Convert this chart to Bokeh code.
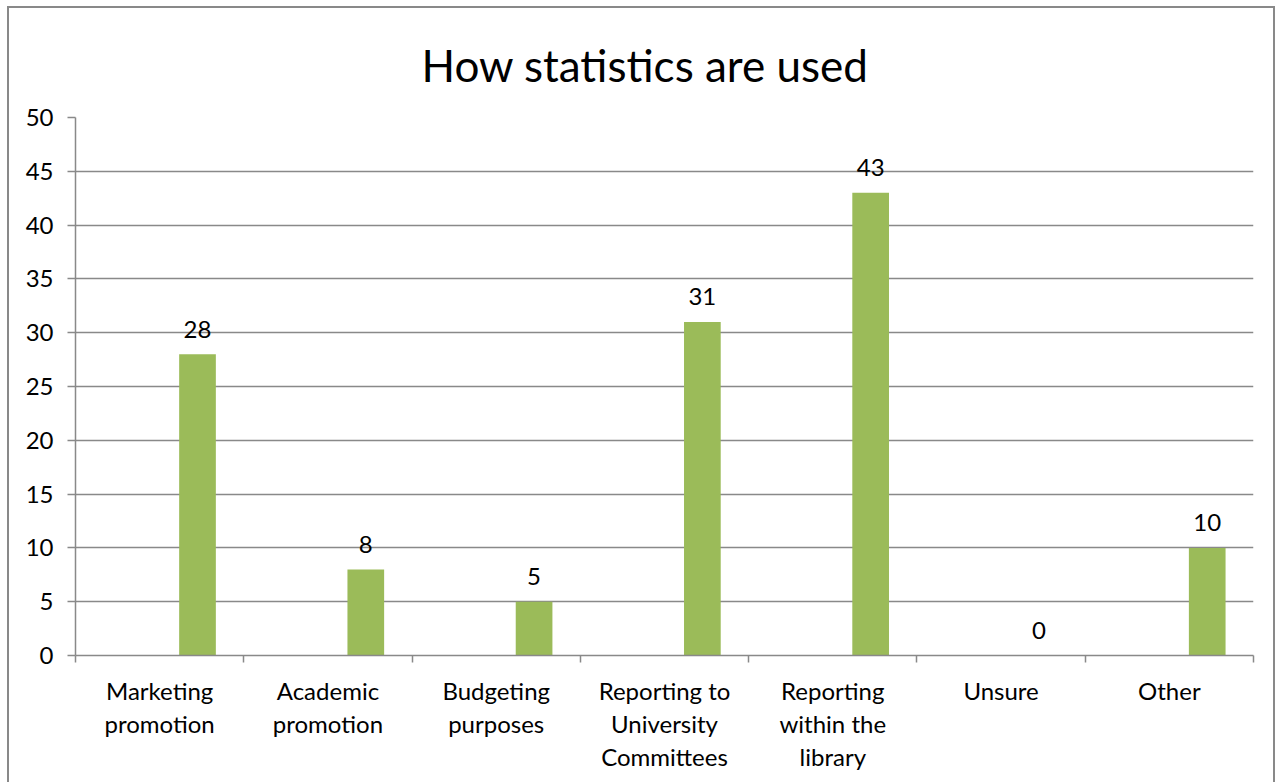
from bokeh.plotting import figure
from bokeh.models import Range1d, FixedTicker, ColumnDataSource
from bokeh.transform import dodge
from bokeh.core.properties import value
from bokeh.embed import file_html
from bokeh.resources import INLINE

# ---- data ----
categories = ["Marketing promotion", "Academic promotion", "Budgeting purposes",
              "Reporting to University Committees", "Reporting within the library",
              "Unsure", "Other"]
tick_labels = ["Marketing\npromotion", "Academic\npromotion", "Budgeting\npurposes",
               "Reporting to\nUniversity\nCommittees", "Reporting\nwithin the\nlibrary",
               "Unsure", "Other"]
values = [28, 8, 5, 31, 43, 0, 10]
y_ticks = [0, 5, 10, 15, 20, 25, 30, 35, 40, 45, 50]
title_text = "How statistics are used"

FONT = "Lato"
GRAY = "#898989"
GREEN = "#9BBB59"

n = len(categories)
centres = [i + 0.5 for i in range(n)]
src = ColumnDataSource(dict(cat=categories, xc=centres, val=values,
                            lab=[str(v) for v in values]))

p = figure(x_range=Range1d(0, n), y_range=Range1d(0, 50),
           width=1268, height=776,
           output_backend="svg", toolbar_location=None,
           min_border_left=66, min_border_right=24,
           min_border_top=109, min_border_bottom=129)
p.margin = (6, 0, 0, 7)
p.styles = {"border-top": f"2px solid {GRAY}",
            "border-left": f"2px solid {GRAY}",
            "border-right": f"2px solid {GRAY}"}

p.outline_line_color = None
p.background_fill_color = "white"
p.border_fill_color = "white"

# title
p.title.text = title_text
p.title.align = "left"
p.title.offset = 346
p.title.standoff = 54
p.title.text_font = FONT
p.title.text_font_size = "44px"
p.title.text_font_style = "normal"
p.title.text_color = "black"

# bars
xpos = dodge("xc", 0.225)
p.vbar(x=xpos, top="val", width=0.218, source=src,
       fill_color=GREEN, line_color=None)
p.text(x=xpos, y="val", text="lab", source=src,
       text_font=value(FONT), text_font_size="24px", text_color="black",
       text_align="center", text_baseline="alphabetic", y_offset=-25)

# y axis
yax = p.yaxis[0]
yax.ticker = FixedTicker(ticks=y_ticks)
yax.axis_line_color = GRAY
yax.axis_line_width = 1.5
yax.major_tick_line_color = GRAY
yax.major_tick_line_width = 1.5
yax.major_tick_in = 0
yax.major_tick_out = 8
yax.minor_tick_line_color = None
yax.major_label_text_font = FONT
yax.major_label_text_font_size = "24px"
yax.major_label_text_color = "black"
yax.major_label_standoff = 14

p.ygrid.ticker = FixedTicker(ticks=y_ticks)
p.ygrid.grid_line_color = GRAY
p.ygrid.grid_line_width = 1.5
p.xgrid.visible = False

# x axis: ticks at category boundaries, labels at centres
xax = p.xaxis[0]
xax.ticker = FixedTicker(ticks=centres, minor_ticks=list(range(n + 1)))
xax.major_label_overrides = {c: t for c, t in zip(centres, tick_labels)}
xax.axis_line_color = GRAY
xax.axis_line_width = 1.5
xax.major_tick_line_color = None
xax.major_tick_in = 0
xax.major_tick_out = 0
xax.minor_tick_line_color = GRAY
xax.minor_tick_line_width = 1.5
xax.minor_tick_in = 0
xax.minor_tick_out = 7
xax.major_label_text_font = FONT
xax.major_label_text_font_size = "24px"
xax.major_label_text_color = "black"
xax.major_label_text_line_height = 1.14
xax.major_label_standoff = 13

open("out.html", "w").write(file_html(p, INLINE))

-*-*-

What to produce –
Output the material word for word, omitting its pictures.

Answer to the task –
Convert this chart to Bokeh code.
from bokeh.plotting import figure
from bokeh.models import Range1d, FixedTicker, ColumnDataSource
from bokeh.transform import dodge
from bokeh.core.properties import value
from bokeh.embed import file_html
from bokeh.resources import INLINE

# ---- data ----
categories = ["Marketing promotion", "Academic promotion", "Budgeting purposes",
              "Reporting to University Committees", "Reporting within the library",
              "Unsure", "Other"]
tick_labels = ["Marketing\npromotion", "Academic\npromotion", "Budgeting\npurposes",
               "Reporting to\nUniversity\nCommittees", "Reporting\nwithin the\nlibrary",
               "Unsure", "Other"]
values = [28, 8, 5, 31, 43, 0, 10]
y_ticks = [0, 5, 10, 15, 20, 25, 30, 35, 40, 45, 50]
title_text = "How statistics are used"

FONT = "Lato"
GRAY = "#898989"
GREEN = "#9BBB59"

n = len(categories)
centres = [i + 0.5 for i in range(n)]
src = ColumnDataSource(dict(cat=categories, xc=centres, val=values,
                            lab=[str(v) for v in values]))

p = figure(x_range=Range1d(0, n), y_range=Range1d(0, 50),
           width=1268, height=776,
           output_backend="svg", toolbar_location=None,
           min_border_left=66, min_border_right=24,
           min_border_top=109, min_border_bottom=129)
p.margin = (6, 0, 0, 7)
p.styles = {"border-top": f"2px solid {GRAY}",
            "border-left": f"2px solid {GRAY}",
            "border-right": f"2px solid {GRAY}"}

p.outline_line_color = None
p.background_fill_color = "white"
p.border_fill_color = "white"

# title
p.title.text = title_text
p.title.align = "left"
p.title.offset = 346
p.title.standoff = 54
p.title.text_font = FONT
p.title.text_font_size = "44px"
p.title.text_font_style = "normal"
p.title.text_color = "black"

# bars
xpos = dodge("xc", 0.225)
p.vbar(x=xpos, top="val", width=0.218, source=src,
       fill_color=GREEN, line_color=None)
p.text(x=xpos, y="val", text="lab", source=src,
       text_font=value(FONT), text_font_size="24px", text_color="black",
       text_align="center", text_baseline="alphabetic", y_offset=-25)

# y axis
yax = p.yaxis[0]
yax.ticker = FixedTicker(ticks=y_ticks)
yax.axis_line_color = GRAY
yax.axis_line_width = 1.5
yax.major_tick_line_color = GRAY
yax.major_tick_line_width = 1.5
yax.major_tick_in = 0
yax.major_tick_out = 8
yax.minor_tick_line_color = None
yax.major_label_text_font = FONT
yax.major_label_text_font_size = "24px"
yax.major_label_text_color = "black"
yax.major_label_standoff = 14

p.ygrid.ticker = FixedTicker(ticks=y_ticks)
p.ygrid.grid_line_color = GRAY
p.ygrid.grid_line_width = 1.5
p.xgrid.visible = False

# x axis: ticks at category boundaries, labels at centres
xax = p.xaxis[0]
xax.ticker = FixedTicker(ticks=centres, minor_ticks=list(range(n + 1)))
xax.major_label_overrides = {c: t for c, t in zip(centres, tick_labels)}
xax.axis_line_color = GRAY
xax.axis_line_width = 1.5
xax.major_tick_line_color = None
xax.major_tick_in = 0
xax.major_tick_out = 0
xax.minor_tick_line_color = GRAY
xax.minor_tick_line_width = 1.5
xax.minor_tick_in = 0
xax.minor_tick_out = 7
xax.major_label_text_font = FONT
xax.major_label_text_font_size = "24px"
xax.major_label_text_color = "black"
xax.major_label_text_line_height = 1.14
xax.major_label_standoff = 13

open("out.html", "w").write(file_html(p, INLINE))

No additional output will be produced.